Der italienische Operaismus fand in den sechziger Jahren im „Massenarbeiter“ den wichtigsten Träger der Revolte. Die Arbeitsmigranten aus dem italienischen Süden waren kaum qualifiziert, wechselten häufig die Stellung, ihr Verhältnis zur Arbeit war feindlich. Als die Kämpfe der Massenarbeiter in den siebziger Jahren ihren Höhepunkt überschritten hatten, suchten die operaistischen Theoretiker nach einer neuen, ebenso zentralen Figur für die gesellschaftlichen Kämpfe der Zukunft. Antonio Negri entdeckte sie im „gesellschaftlichen“, ab 1991 im „immateriellen Arbeiter“. Die Fabrik habe sich in die ganze Gesellschaft ausgeweitet, die dadurch wiederum als ganzes produktiv geworden sei. Diese Argumentation hatte einen politischen Hintergrund, denn so konnten die Neuen Sozialen Bewegungen der Frauen und Jugendlichen in das Schema „Produktive Subjekte vs. Kapital“ eingegliedert werden.
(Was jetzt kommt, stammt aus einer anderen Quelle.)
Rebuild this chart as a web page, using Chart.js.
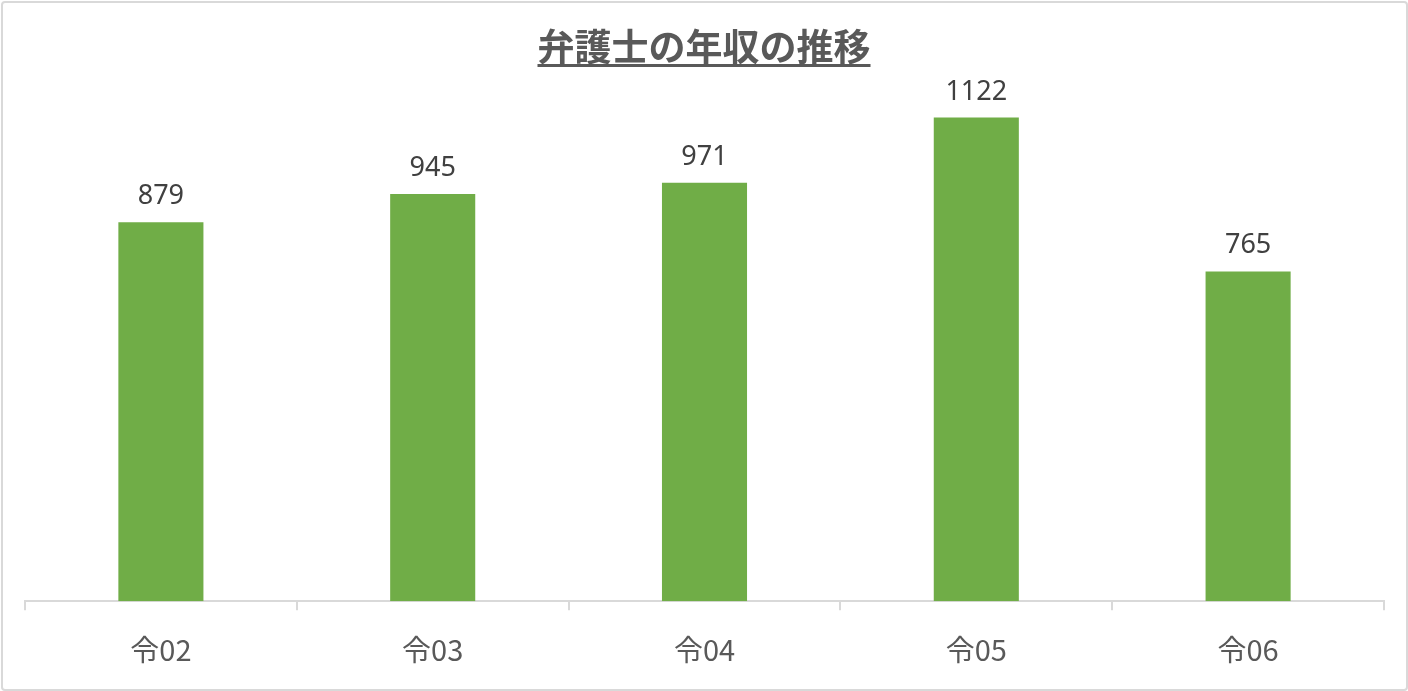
<!DOCTYPE html>
<html>
<head>
<meta charset="utf-8">
<script src="https://cdn.jsdelivr.net/npm/chart.js@4"></script>
<style>
  html, body { margin: 0; padding: 0; background: #fff; }
  #wrap { position: relative; width: 1408px; height: 691px; }
  #frame { position: absolute; left: 1px; top: 1px; width: 1403px; height: 686px;
           border: 2px solid #d9d9d9; border-radius: 4px; pointer-events: none; }
  #title { position: absolute; left: 0; width: 1408px; top: 23px; text-align: center;
           font-family: "Noto Sans CJK JP", sans-serif; font-weight: bold; font-size: 37px;
           color: #595959; line-height: 44px; }
  #title span { text-decoration: underline; text-decoration-thickness: 3px; text-underline-offset: 3px; }
</style>
</head>
<body>
<div id="wrap">
  <canvas id="chart" width="1408" height="691"></canvas>
  <div id="title"><span>弁護士の年収の推移</span></div>
  <div id="frame"></div>
</div>
<script>
const categories = ['令02', '令03', '令04', '令05', '令06'];
const incomes = [879, 945, 971, 1122, 765];

// 棒の上に値を描く
const valueLabels = {
    id: 'valueLabels',
    afterDatasetsDraw(chart) {
        const ctx = chart.ctx;
        const meta = chart.getDatasetMeta(0);
        ctx.save();
        ctx.font = '27px "Noto Sans", "Open Sans", sans-serif';
        ctx.fillStyle = '#404040';
        ctx.textAlign = 'center';
        ctx.textBaseline = 'alphabetic';
        meta.data.forEach((bar, i) => {
            ctx.fillText(String(chart.data.datasets[0].data[i]), bar.x, bar.y - 18);
        });
        ctx.restore();
    }
};

const ctx = document.getElementById('chart').getContext('2d');
new Chart(ctx, {
    type: 'bar',
    data: {
        labels: categories,
        datasets: [{
            data: incomes,
            backgroundColor: '#70ad47',
            borderWidth: 0,
            categoryPercentage: 1,
            barPercentage: 0.313
        }]
    },
    options: {
        responsive: false,
        animation: false,
        layout: { padding: { left: 25, right: 24, top: 84, bottom: 2 } },
        plugins: { legend: { display: false }, tooltip: { enabled: false } },
        scales: {
            x: {
                grid: {
                    offset: true,
                    drawOnChartArea: false,
                    drawTicks: true,
                    tickLength: 9,
                    color: '#d9d9d9',
                    lineWidth: 2
                },
                border: { color: '#d9d9d9', width: 2 },
                ticks: {
                    color: '#595959',
                    padding: 22,
                    font: { size: 29, family: '"Noto Sans CJK JP", sans-serif' }
                }
            },
            y: {
                display: false,
                min: 0,
                max: 1200
            }
        }
    },
    plugins: [valueLabels]
});
</script>
</body>
</html>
Wie beschreiben die Wissenskommunisten die „immaterielle Arbeit“? „Die Tendenz zur fortschreitenden Abstraktion der Arbeit ist verschwunden“, schreibt Negri in seinen „Zwanzig Thesen zu Marx“2 Die Arbeiter setzen sich angeblich selbst miteinander in Verbindung, ihre „autonome Kooperation“ soll bereits auf den Kommunismus verweisen. „Der general intellect fällt mit der Kooperation zusammen, mit dem Konzert der lebendigen Arbeit, mit der kommunikativen Kompetenz der Individuen.“3 Die Wissenskommunisten benutzten notorisch künstlerische Tätigkeiten als Metaphern, um die angeblich neue Qualität der Arbeit zu beschreiben; Gorz vergleicht die immaterielle Produktion mit einer musikalischen Improvisationssession etc.
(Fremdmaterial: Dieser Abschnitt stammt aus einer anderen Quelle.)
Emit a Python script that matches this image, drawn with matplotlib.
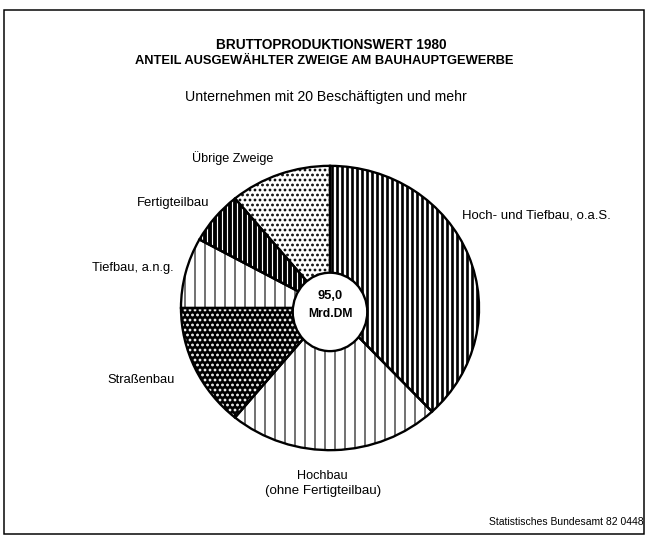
import matplotlib
matplotlib.use("Agg")
import matplotlib.pyplot as plt
from matplotlib.patches import Ellipse, Rectangle

# ---- data ----
categories = ["Hoch- und Tiefbau, o.a.S.", "Hochbau", "Straßenbau",
              "Tiefbau, a.n.g.", "Fertigteilbau", "Übrige Zweige"]
shares = [38, 23, 14, 8, 6, 11]
total_value = "95,0"
total_unit = "Mrd.DM"
title1 = "BRUTTOPRODUKTIONSWERT 1980"
title2 = "ANTEIL AUSGEWÄHLTER ZWEIGE AM BAUHAUPTGEWERBE"
subtitle = "Unternehmen mit 20 Beschäftigten und mehr"
hochbau_note = "(ohne Fertigteilbau)"
source = "Statistisches Bundesamt 82 0448"

# ---- styles ----
faces = ["white", "white", "black", "white", "black", "white"]
hatch_cols = ["black", "black", "white", "black", "white", "black"]
hatches = ["||", "|", "..", "|", "||", ".."]
hatch_lws = [3.2, 1.3, 2.1, 1.3, 1.4, 2.1]

plt.rcParams["font.family"] = ["Liberation Sans", "DejaVu Sans"]

DPI = 60
W, H = 648, 536
fig = plt.figure(figsize=(W / DPI, H / DPI), dpi=DPI)
fig.patch.set_facecolor("white")

# pie axes: centre (330, 308) px, radii 152 x 145 px
cx, cy, rx, ry = 330, 308, 152, 145
ax = fig.add_axes([(cx - rx) / W, (H - cy - ry) / H, 2 * rx / W, 2 * ry / H])
wedges, _ = ax.pie(shares, startangle=90, counterclock=False, radius=1,
                   colors=faces)
for w, hc, h, lw in zip(wedges, hatch_cols, hatches, hatch_lws):
    w.set_edgecolor(hc)
    w.set_hatch(h)
    w.set_linewidth(0)
    try:
        w.set_hatch_linewidth(lw)
    except Exception:
        w._hatch_linewidth = lw
# outlines
ax.pie(shares, startangle=90, counterclock=False, radius=1,
       wedgeprops=dict(fill=False, edgecolor="black", linewidth=2.8))
ax.set_aspect("auto")
ax.set_xlim(-1.02, 1.02)
ax.set_ylim(-1.02, 1.02)
ax.axis("off")
inner = Ellipse((0, -4 / ry), 2 * 38 / rx, 2 * 40 / ry, facecolor="white",
                edgecolor="black", linewidth=2.8, zorder=5)
ax.add_patch(inner)


def ftext(x, y, s, **kw):
    fig.text(x / W, 1 - y / H, s, **kw)


ftext(330, 296, total_value, ha="center", va="center", fontsize=15.5,
      fontweight="bold", zorder=6)
ftext(330, 314, total_unit, ha="center", va="center", fontsize=14.5,
      fontweight="bold", zorder=6)

ftext(331, 45, title1, ha="center", va="center", fontsize=16.4, fontweight="bold")
ftext(324, 61, title2, ha="center", va="center", fontsize=15.4, fontweight="bold")
ftext(326, 97, subtitle, ha="center", va="center", fontsize=16.9)

ftext(233, 158, categories[5], ha="center", va="center", fontsize=15.2)
ftext(209, 203, categories[4], ha="right", va="center", fontsize=15.8)
ftext(174, 268, categories[3], ha="right", va="center", fontsize=15.5)
ftext(175, 380, categories[2], ha="right", va="center", fontsize=15.5)
ftext(462, 215, categories[0], ha="left", va="center", fontsize=15.8)
ftext(322, 476, categories[1], ha="center", va="center", fontsize=15.2)
ftext(323, 491, hochbau_note, ha="center", va="center", fontsize=16)
ftext(644, 522, source, ha="right", va="center", fontsize=12.4)

fig.add_artist(Rectangle((4 / W, 2 / H), 640 / W, 524 / H, transform=fig.transFigure,
                         fill=False, edgecolor="black", linewidth=1.8))

fig.savefig("out.png", dpi=DPI)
In welchem Verhältnis stehen sie zur Maschinerie? Die Kryptomacht des Proletariats in Gestalt der „immateriellen Arbeit“ wird mit einer heute existierenden „Massenintellektualität“ begründet, die darauf beruhe „dass heute die Arbeit wesentlich linguistisch (mental, kognitiv) geworden“ sei, sprich „dass mit der Sprache gearbeitet“4 wird. Die Produktionsmittel tragen die „immateriellen Arbeiter“ daher im Kopf und im Herzen, und niemand kann sie ihnen wegnehmen. „Der Zyklus der immateriellen Arbeit ist durch eine gesellschaftliche und autonome Arbeitskraft bestimmt, die ihre eigene Arbeit und ihre Beziehungen zum Betrieb selbst zu organisieren vermag. Kein ‚wissenschaftliches Management’ kann über dieses gesellschaftliche Vermögen und diese kreative Produktivität bestimmen.“5
Leben wir in einer „Dienstleistungsgesellschaft“?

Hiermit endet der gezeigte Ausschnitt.